* Begin Task inputs *

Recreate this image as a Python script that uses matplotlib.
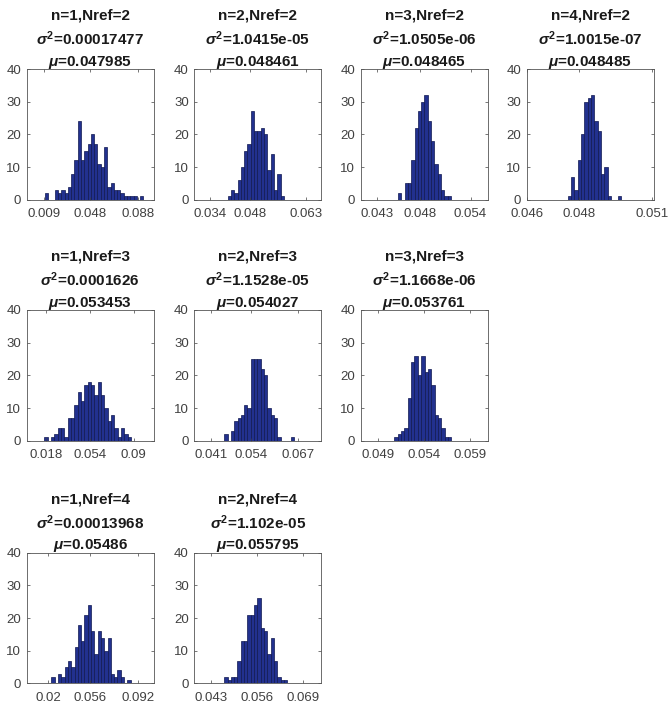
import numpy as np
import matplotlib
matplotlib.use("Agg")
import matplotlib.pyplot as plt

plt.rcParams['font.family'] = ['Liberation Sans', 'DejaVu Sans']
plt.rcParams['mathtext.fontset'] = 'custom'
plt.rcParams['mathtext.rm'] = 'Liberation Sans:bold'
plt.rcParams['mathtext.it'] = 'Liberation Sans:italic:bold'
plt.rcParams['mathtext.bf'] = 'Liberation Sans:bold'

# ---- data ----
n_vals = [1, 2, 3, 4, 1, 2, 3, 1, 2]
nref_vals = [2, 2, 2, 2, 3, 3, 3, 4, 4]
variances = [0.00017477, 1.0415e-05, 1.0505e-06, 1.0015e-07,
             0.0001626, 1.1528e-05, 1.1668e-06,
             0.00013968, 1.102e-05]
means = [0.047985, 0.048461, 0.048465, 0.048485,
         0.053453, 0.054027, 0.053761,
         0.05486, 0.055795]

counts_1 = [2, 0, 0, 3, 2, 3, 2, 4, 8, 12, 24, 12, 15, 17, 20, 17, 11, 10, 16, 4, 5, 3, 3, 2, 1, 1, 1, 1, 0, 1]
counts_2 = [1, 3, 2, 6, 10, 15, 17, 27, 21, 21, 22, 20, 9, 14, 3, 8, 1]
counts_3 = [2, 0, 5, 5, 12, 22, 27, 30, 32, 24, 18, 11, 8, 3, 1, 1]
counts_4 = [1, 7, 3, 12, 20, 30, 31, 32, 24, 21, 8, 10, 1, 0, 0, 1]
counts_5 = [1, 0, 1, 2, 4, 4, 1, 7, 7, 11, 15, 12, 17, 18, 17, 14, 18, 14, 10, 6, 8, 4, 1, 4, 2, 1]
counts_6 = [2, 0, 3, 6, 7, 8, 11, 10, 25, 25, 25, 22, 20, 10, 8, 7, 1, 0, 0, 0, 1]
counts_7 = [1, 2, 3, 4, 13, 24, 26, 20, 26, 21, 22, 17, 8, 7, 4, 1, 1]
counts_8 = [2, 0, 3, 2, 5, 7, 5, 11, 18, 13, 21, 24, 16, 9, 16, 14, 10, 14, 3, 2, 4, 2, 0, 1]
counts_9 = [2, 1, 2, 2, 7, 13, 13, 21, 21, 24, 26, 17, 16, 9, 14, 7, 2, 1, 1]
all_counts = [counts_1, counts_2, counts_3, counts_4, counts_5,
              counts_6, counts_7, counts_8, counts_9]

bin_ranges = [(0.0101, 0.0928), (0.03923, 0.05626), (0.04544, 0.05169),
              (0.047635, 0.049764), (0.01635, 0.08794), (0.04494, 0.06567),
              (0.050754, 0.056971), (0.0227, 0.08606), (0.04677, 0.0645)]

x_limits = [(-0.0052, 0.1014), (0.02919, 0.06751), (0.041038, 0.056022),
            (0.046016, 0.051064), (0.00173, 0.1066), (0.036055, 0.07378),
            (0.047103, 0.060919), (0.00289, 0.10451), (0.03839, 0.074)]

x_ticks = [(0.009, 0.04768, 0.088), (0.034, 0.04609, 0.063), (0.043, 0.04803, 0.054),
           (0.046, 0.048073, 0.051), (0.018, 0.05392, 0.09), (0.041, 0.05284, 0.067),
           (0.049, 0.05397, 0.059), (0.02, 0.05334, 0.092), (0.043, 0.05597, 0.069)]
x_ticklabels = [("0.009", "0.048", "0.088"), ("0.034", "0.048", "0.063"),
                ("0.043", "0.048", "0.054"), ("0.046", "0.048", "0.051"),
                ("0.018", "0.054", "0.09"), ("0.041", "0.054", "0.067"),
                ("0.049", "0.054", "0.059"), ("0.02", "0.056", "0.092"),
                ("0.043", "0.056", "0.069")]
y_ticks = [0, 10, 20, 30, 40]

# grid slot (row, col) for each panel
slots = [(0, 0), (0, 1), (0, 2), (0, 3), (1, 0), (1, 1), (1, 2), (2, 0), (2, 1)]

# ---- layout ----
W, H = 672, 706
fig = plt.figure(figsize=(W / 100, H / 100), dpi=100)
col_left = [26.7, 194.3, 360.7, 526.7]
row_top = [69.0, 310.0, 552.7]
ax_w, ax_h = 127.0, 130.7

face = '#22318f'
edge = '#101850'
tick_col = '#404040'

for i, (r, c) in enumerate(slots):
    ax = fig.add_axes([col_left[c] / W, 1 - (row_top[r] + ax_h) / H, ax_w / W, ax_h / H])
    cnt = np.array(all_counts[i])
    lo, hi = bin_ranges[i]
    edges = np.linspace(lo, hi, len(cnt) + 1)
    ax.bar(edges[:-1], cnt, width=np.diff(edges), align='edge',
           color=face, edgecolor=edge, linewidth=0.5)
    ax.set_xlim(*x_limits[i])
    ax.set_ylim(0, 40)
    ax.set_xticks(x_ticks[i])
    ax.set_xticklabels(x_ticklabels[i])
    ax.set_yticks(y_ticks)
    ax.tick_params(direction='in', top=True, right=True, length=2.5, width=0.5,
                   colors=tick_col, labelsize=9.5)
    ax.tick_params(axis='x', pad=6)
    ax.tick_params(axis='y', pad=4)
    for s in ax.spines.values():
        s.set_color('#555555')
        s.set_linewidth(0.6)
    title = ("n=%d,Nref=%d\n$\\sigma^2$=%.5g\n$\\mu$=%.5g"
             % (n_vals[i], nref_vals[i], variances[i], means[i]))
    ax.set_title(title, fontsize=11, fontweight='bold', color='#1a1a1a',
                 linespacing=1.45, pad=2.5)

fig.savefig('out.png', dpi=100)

* End Task inputs *
* Begin Task inputs *

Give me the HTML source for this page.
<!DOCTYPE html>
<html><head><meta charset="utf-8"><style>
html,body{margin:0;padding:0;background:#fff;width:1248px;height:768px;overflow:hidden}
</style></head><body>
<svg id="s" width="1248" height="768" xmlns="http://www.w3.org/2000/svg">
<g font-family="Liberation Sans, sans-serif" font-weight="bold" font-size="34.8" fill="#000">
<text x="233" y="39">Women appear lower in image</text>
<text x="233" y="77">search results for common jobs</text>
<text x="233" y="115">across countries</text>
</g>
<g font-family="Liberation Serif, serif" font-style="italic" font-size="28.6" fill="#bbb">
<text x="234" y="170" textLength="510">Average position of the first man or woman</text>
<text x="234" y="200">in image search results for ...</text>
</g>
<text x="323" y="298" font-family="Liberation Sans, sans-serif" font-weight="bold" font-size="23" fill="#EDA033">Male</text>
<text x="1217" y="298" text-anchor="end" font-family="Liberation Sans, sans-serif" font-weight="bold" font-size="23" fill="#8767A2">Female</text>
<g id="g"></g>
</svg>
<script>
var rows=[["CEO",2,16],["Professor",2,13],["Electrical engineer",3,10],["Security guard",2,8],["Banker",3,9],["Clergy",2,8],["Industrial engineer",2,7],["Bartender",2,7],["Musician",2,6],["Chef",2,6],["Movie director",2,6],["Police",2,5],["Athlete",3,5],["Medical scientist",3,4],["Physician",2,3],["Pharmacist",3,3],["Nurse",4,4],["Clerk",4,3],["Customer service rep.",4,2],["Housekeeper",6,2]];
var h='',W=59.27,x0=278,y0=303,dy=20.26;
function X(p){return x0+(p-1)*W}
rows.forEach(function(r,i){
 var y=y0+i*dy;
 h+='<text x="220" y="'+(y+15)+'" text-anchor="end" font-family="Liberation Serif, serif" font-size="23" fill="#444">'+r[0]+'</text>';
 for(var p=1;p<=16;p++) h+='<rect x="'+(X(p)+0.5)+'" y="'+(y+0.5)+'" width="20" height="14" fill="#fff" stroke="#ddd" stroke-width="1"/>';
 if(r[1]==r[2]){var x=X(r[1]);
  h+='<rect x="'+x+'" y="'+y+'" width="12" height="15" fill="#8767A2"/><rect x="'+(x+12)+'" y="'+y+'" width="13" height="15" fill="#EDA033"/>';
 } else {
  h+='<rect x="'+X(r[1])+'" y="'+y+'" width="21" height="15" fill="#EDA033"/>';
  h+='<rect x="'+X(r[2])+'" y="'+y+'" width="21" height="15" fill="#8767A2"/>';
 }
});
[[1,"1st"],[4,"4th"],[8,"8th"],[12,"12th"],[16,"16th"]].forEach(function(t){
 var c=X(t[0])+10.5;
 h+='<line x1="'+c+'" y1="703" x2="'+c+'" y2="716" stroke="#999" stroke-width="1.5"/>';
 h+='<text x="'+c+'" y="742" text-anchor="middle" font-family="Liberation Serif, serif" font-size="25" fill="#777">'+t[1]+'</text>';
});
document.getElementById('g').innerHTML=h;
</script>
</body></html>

* End Task inputs *

What lines above run from the one with "Recreate this image" to the one with "0.05486, 0.055795]"? Give them again exactly, ends included, and leave the pictures out.

# Answer
Recreate this image as a Python script that uses matplotlib.
import numpy as np
import matplotlib
matplotlib.use("Agg")
import matplotlib.pyplot as plt

plt.rcParams['font.family'] = ['Liberation Sans', 'DejaVu Sans']
plt.rcParams['mathtext.fontset'] = 'custom'
plt.rcParams['mathtext.rm'] = 'Liberation Sans:bold'
plt.rcParams['mathtext.it'] = 'Liberation Sans:italic:bold'
plt.rcParams['mathtext.bf'] = 'Liberation Sans:bold'

# ---- data ----
n_vals = [1, 2, 3, 4, 1, 2, 3, 1, 2]
nref_vals = [2, 2, 2, 2, 3, 3, 3, 4, 4]
variances = [0.00017477, 1.0415e-05, 1.0505e-06, 1.0015e-07,
             0.0001626, 1.1528e-05, 1.1668e-06,
             0.00013968, 1.102e-05]
means = [0.047985, 0.048461, 0.048465, 0.048485,
         0.053453, 0.054027, 0.053761,
         0.05486, 0.055795]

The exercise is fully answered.